Концовка этой истории такова: Монтегю отправили в Петербург, после расследования «изломали над ним шпагу и сослали в Сибирь на каторгу».
Велика, казалось бы, Российская империя. Трудно ли прошмыгнуть где-либо в ее пределы? Остается удивляться, как безо всяких технических средств удавалось обеспечивать безопасность границ, да еще в тот исторический период, когда множество людей самых разных сословий устремилось по дорогам Европы в Россию.
Сохранившиеся бумаги и отчеты наглядно свидетельствуют, что охотились буквально за каждым подозрительным лицом. Под особым наблюдением находились Москва, Петербург и прилегающие к нему летние резиденции царской семьи.
Как всегда, у нас не обходилось без перегибов и курьезов. Об одном таком случае рассказывал князь Сергей Михайлович Голицын. Так, петербургский обер-полицмейстер Рылеев, наслышанный, что бунтовщики против власти ходят в Париже в красных колпаках, надолго сделался посмешищем в городе. Проезжая возле Адмиралтейства, он заметил в окне дома господина в халате и в том самом возмутительном головном уборе.
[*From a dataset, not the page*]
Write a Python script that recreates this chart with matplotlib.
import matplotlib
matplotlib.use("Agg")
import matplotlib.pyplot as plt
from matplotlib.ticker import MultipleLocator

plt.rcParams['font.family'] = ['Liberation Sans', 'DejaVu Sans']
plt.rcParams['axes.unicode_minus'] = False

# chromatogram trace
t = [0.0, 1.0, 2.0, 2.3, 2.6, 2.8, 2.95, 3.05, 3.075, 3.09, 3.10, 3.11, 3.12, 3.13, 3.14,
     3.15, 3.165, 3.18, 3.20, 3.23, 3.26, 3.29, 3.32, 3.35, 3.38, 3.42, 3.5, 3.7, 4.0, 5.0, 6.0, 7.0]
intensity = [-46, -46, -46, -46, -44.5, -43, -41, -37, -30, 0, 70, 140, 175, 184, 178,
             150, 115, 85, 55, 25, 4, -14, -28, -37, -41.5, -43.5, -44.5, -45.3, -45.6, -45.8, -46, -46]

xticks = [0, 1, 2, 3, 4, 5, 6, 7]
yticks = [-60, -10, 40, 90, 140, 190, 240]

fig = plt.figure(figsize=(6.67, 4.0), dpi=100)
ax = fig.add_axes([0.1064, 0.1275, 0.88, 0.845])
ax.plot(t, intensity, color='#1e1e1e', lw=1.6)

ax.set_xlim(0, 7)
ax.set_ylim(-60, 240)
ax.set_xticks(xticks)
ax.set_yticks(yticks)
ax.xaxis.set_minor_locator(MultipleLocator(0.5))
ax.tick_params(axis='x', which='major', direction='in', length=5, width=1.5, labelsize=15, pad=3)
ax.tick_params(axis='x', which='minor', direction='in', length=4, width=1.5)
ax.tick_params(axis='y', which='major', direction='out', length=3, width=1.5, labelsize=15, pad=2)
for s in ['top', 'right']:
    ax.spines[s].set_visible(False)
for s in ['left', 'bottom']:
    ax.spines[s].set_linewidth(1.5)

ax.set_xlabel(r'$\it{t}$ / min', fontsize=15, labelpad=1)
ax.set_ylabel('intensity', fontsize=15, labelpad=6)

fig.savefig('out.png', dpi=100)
Незамедлительно явившись к подозрительному лицу в его квартиру, он велел ему одеваться и повез перепуганного до крайности старика прямо во дворец. Шум был большой: Екатерине доложили, что в самом центре ее столицы схвачен якобинец. Она пожелала взглянуть на находку и тут же выяснила, что перед нею французский генерал в отставке, на свое несчастье не успевший снять ночной колпак неподобающего цвета.